== INFORMATION SUPPLIED ==

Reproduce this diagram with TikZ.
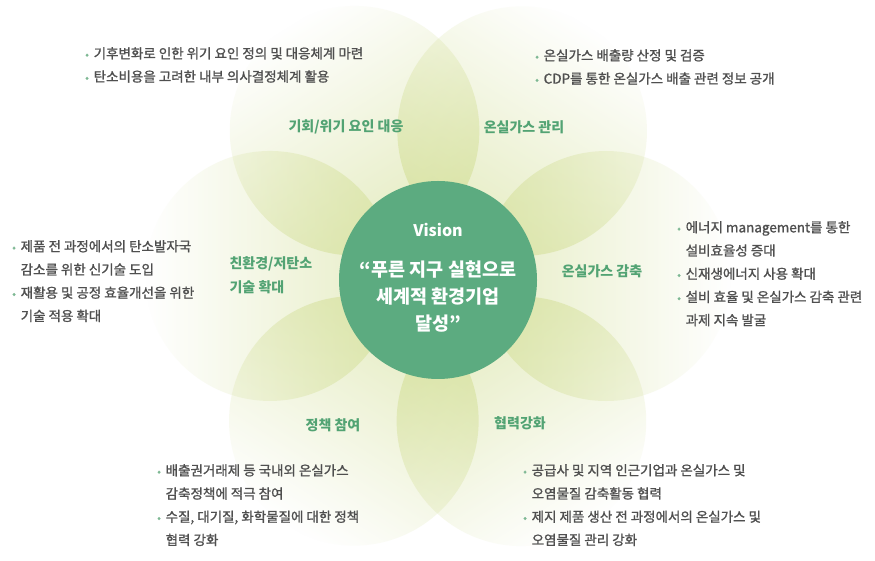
\documentclass[tikz,border=0pt]{standalone}
\usepackage{fontspec}
\setmainfont{Noto Sans CJK KR}
\newfontfamily\krbody{Noto Sans CJK KR}[FakeBold=1.2]
\usetikzlibrary{fadings}

\definecolor{petalgreen}{HTML}{CFDC8C}
\definecolor{visiongreen}{HTML}{5CAB80}
\definecolor{titlegreen}{HTML}{52A373}
\definecolor{bodygray}{HTML}{4F4F4F}
\definecolor{dotgreen}{HTML}{7DB893}

\tikzfading[name=petalfade, left color=transparent!42,
            middle color=transparent!50, right color=transparent!100]

\newcommand{\itm}{\makebox[8.5pt][l]{\textcolor{dotgreen}{\fontsize{11}{11}\selectfont•}}}
\newcommand{\cnt}{\hspace*{8.5pt}}

\begin{document}
\begin{tikzpicture}[
  x=1pt, y=1pt,
  petal/.style={fill=petalgreen},
  hub/.style={circle, fill=visiongreen, minimum size=198pt, inner sep=0pt},
  hubtitle/.style={font=\fontsize{16}{16}\selectfont\bfseries, text=white},
  hubtext/.style={font=\fontsize{18.5}{27}\selectfont\bfseries, text=white,
                  align=center},
  ttl/.style={font=\fontsize{14}{24}\selectfont\bfseries, text=titlegreen},
  blurb/.style={font=\krbody\fontsize{13.5}{23.2}\selectfont, text=bodygray,
                align=left, inner sep=0pt, anchor=north west}
]
\useasboundingbox (0,0) rectangle (875,561);
\fill[white] (0,0) rectangle (875,561);
% ----- petals -----
\coordinate (flower) at (438,285);
\foreach \a in {0,60,...,300}
  \fill[petal, path fading=petalfade, fading angle=\a]
    (flower) ++(\a:168) circle[radius=125];
% ----- vision -----
\node[hub] (hub) at (438,281) {};
\node[hubtitle] (vision) at (438,331) {Vision};
\node[hubtext] (goal) at (438,264) {“푸른 지구 실현으로\\세계적 환경기업\\달성”};
% ----- petal titles -----
\node[ttl] (risk) at (346,434) {기회/위기 요인 대응};
\node[ttl] (ghg) at (524,434) {온실가스 관리};
\node[ttl] (cut) at (602,290) {온실가스 감축};
\node[ttl, align=left, anchor=west] (tech) at (226,286) {친환경/저탄소\\기술 확대};
\node[ttl] (policy) at (333,136) {정책 참여};
\node[ttl] (coop) at (520,138) {협력강화};
% ----- bullet notes -----
\node[blurb] (riskn) at (85,514)
  {\itm 기후변화로 인한 위기 요인 정의 및 대응체계 마련\\
   \itm 탄소비용을 고려한 내부 의사결정체계 활용};
\node[blurb] (ghgn) at (535,512)
  {\itm 온실가스 배출량 산정 및 검증\\
   \itm CDP를 통한 온실가스 배출 관련 정보 공개};
\node[blurb] (cutn) at (677,340)
  {\itm 에너지 management를 통한\\
   \cnt 설비효율성 증대\\
   \itm 신재생에너지 사용 확대\\
   \itm 설비 효율 및 온실가스 감축 관련\\
   \cnt 과제 지속 발굴};
\node[blurb] (techn) at (12,321)
  {\itm 제품 전 과정에서의 탄소발자국\\
   \cnt 감소를 위한 신기술 도입\\
   \itm 재활용 및 공정 효율개선을 위한\\
   \cnt 기술 적용 확대};
\node[blurb] (policyn) at (157,97)
  {\itm 배출권거래제 등 국내외 온실가스\\
   \cnt 감축정책에 적극 참여\\
   \itm 수질, 대기질, 화학물질에 대한 정책\\
   \cnt 협력 강화};
\node[blurb] (coopn) at (523,97)
  {\itm 공급사 및 지역 인근기업과 온실가스 및\\
   \cnt 오염물질 감축활동 협력\\
   \itm 제지 제품 생산 전 과정에서의 온실가스 및\\
   \cnt 오염물질 관리 강화};
\end{tikzpicture}
\end{document}
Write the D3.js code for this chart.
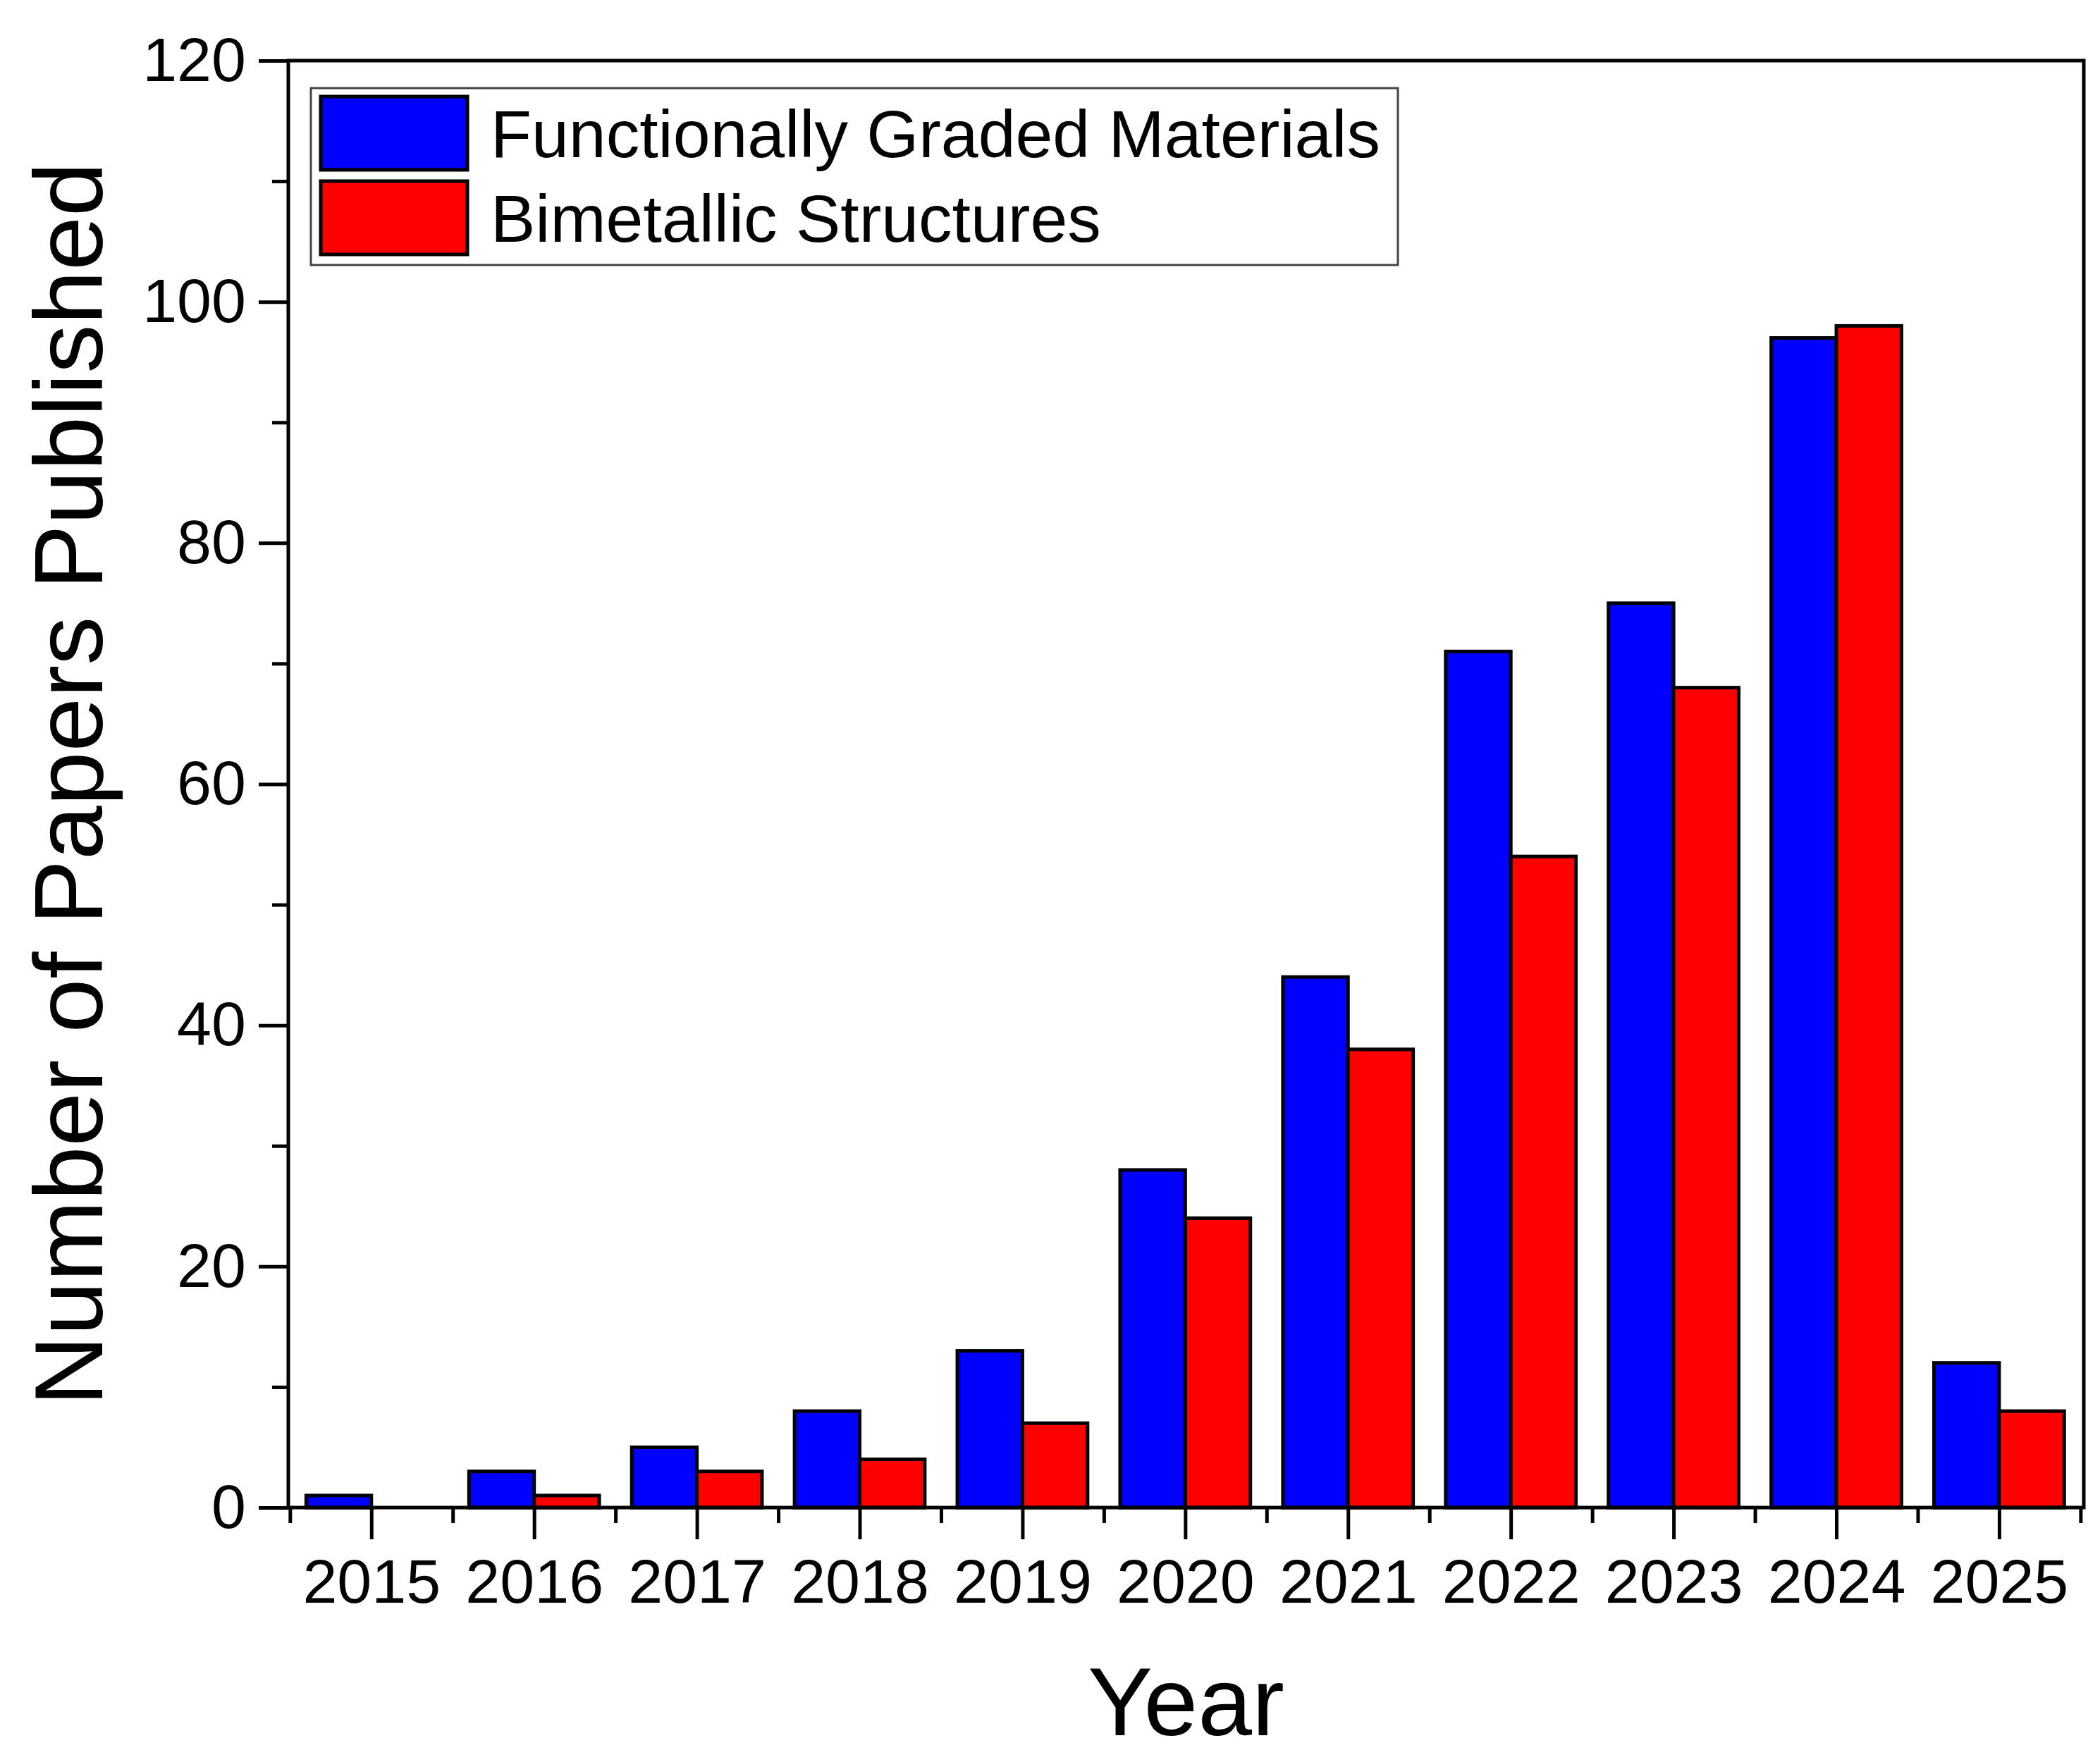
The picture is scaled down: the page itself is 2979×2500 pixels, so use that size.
<!DOCTYPE html>
<html>
<head>
<meta charset="utf-8">
<script src="https://cdn.jsdelivr.net/npm/d3@7"></script>
<style>
  body { margin: 0; background: #fff; }
  text { font-family: "Liberation Sans", Arial, sans-serif; fill: #000; }
</style>
</head>
<body>
<svg id="chart"></svg>
<script>
// data
var years = [2015, 2016, 2017, 2018, 2019, 2020, 2021, 2022, 2023, 2024, 2025];
var fgmValues = [1, 3, 5, 8, 13, 28, 44, 71, 75, 97, 12];
var bimetalValues = [0, 1, 3, 4, 7, 24, 38, 54, 68, 98, 8];
var seriesNames = ["Functionally Graded Materials", "Bimetallic Structures"];
var seriesColors = ["#0000ff", "#ff0000"];
var yTicks = [0, 20, 40, 60, 80, 100, 120];

var width = 2979, height = 2500;
var mLeft = 409, mRight = 2956, mTop = 86, mBottom = 2139;

var svg = d3.select("#chart").attr("width", width).attr("height", height);

var x = d3.scaleLinear().domain([2014.49, 2025.52]).range([mLeft, mRight]);
var y = d3.scaleLinear().domain([0, 120]).range([mBottom, mTop]);
var barW = x(2015.4) - x(2015);

// bars
var series = [fgmValues, bimetalValues];
series.forEach(function(vals, s) {
  svg.append("g").selectAll("rect")
    .data(years)
    .join("rect")
    .attr("x", function(d) { return s == 0 ? x(d) - barW : x(d); })
    .attr("y", function(d, i) { return y(vals[i]); })
    .attr("width", barW)
    .attr("height", function(d, i) { return mBottom - y(vals[i]); })
    .attr("fill", seriesColors[s])
    .attr("stroke", "#000")
    .attr("stroke-width", 5);
});

// frame
svg.append("rect")
  .attr("x", mLeft).attr("y", mTop)
  .attr("width", mRight - mLeft).attr("height", mBottom - mTop)
  .attr("fill", "none").attr("stroke", "#000").attr("stroke-width", 5);

// y axis: major + minor ticks
svg.append("g").attr("transform", "translate(" + mLeft + ",0)")
  .call(d3.axisLeft(y).tickValues(yTicks).tickSize(42).tickPadding(18));
svg.append("g").attr("transform", "translate(" + mLeft + ",0)")
  .call(d3.axisLeft(y).tickValues(d3.range(10, 120, 20)).tickSize(23).tickFormat(""));

// x axis: major + minor ticks
svg.append("g").attr("transform", "translate(0," + mBottom + ")")
  .call(d3.axisBottom(x).tickValues(years).tickSize(45).tickPadding(28).tickFormat(d3.format("d")));
svg.append("g").attr("transform", "translate(0," + mBottom + ")")
  .call(d3.axisBottom(x).tickValues(d3.range(2014.5, 2026, 1)).tickSize(22).tickFormat(""));

svg.selectAll(".domain").remove();
svg.selectAll(".tick line").attr("stroke", "#000").attr("stroke-width", 5);
svg.selectAll(".tick text").style("font-size", "88px").attr("fill", "#000")
  .style("font-family", "'Liberation Sans', Arial, sans-serif");

// axis titles
svg.append("text")
  .attr("transform", "translate(145," + ((mTop + mBottom) / 2) + ") rotate(-90)")
  .attr("text-anchor", "middle")
  .style("font-size", "138px")
  .text("Number of Papers Published");
svg.append("text")
  .attr("x", (mLeft + mRight) / 2)
  .attr("y", 2462)
  .attr("text-anchor", "middle")
  .style("font-size", "138px")
  .text("Year");

// legend
var legend = svg.append("g");
legend.append("rect")
  .attr("x", 441).attr("y", 125).attr("width", 1542).attr("height", 251)
  .attr("fill", "#fff").attr("stroke", "#444").attr("stroke-width", 3);
seriesNames.forEach(function(name, i) {
  var ly = 137 + i * 120;
  legend.append("rect")
    .attr("x", 455).attr("y", ly).attr("width", 208).attr("height", 104)
    .attr("fill", seriesColors[i]).attr("stroke", "#000").attr("stroke-width", 5);
  legend.append("text")
    .attr("x", 696).attr("y", ly + 86)
    .style("font-size", "95px")
    .text(name);
});
</script>
</body>
</html>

===

▸ **WHAT IS ASKED**
Write out nothing but the lines from the start of the data through the line with "middle color=transparent!50, right". Leave out the pictures.

▸ **FULL ANSWER**
Reproduce this diagram with TikZ.
\documentclass[tikz,border=0pt]{standalone}
\usepackage{fontspec}
\setmainfont{Noto Sans CJK KR}
\newfontfamily\krbody{Noto Sans CJK KR}[FakeBold=1.2]
\usetikzlibrary{fadings}

\definecolor{petalgreen}{HTML}{CFDC8C}
\definecolor{visiongreen}{HTML}{5CAB80}
\definecolor{titlegreen}{HTML}{52A373}
\definecolor{bodygray}{HTML}{4F4F4F}
\definecolor{dotgreen}{HTML}{7DB893}

\tikzfading[name=petalfade, left color=transparent!42,
            middle color=transparent!50, right color=transparent!100]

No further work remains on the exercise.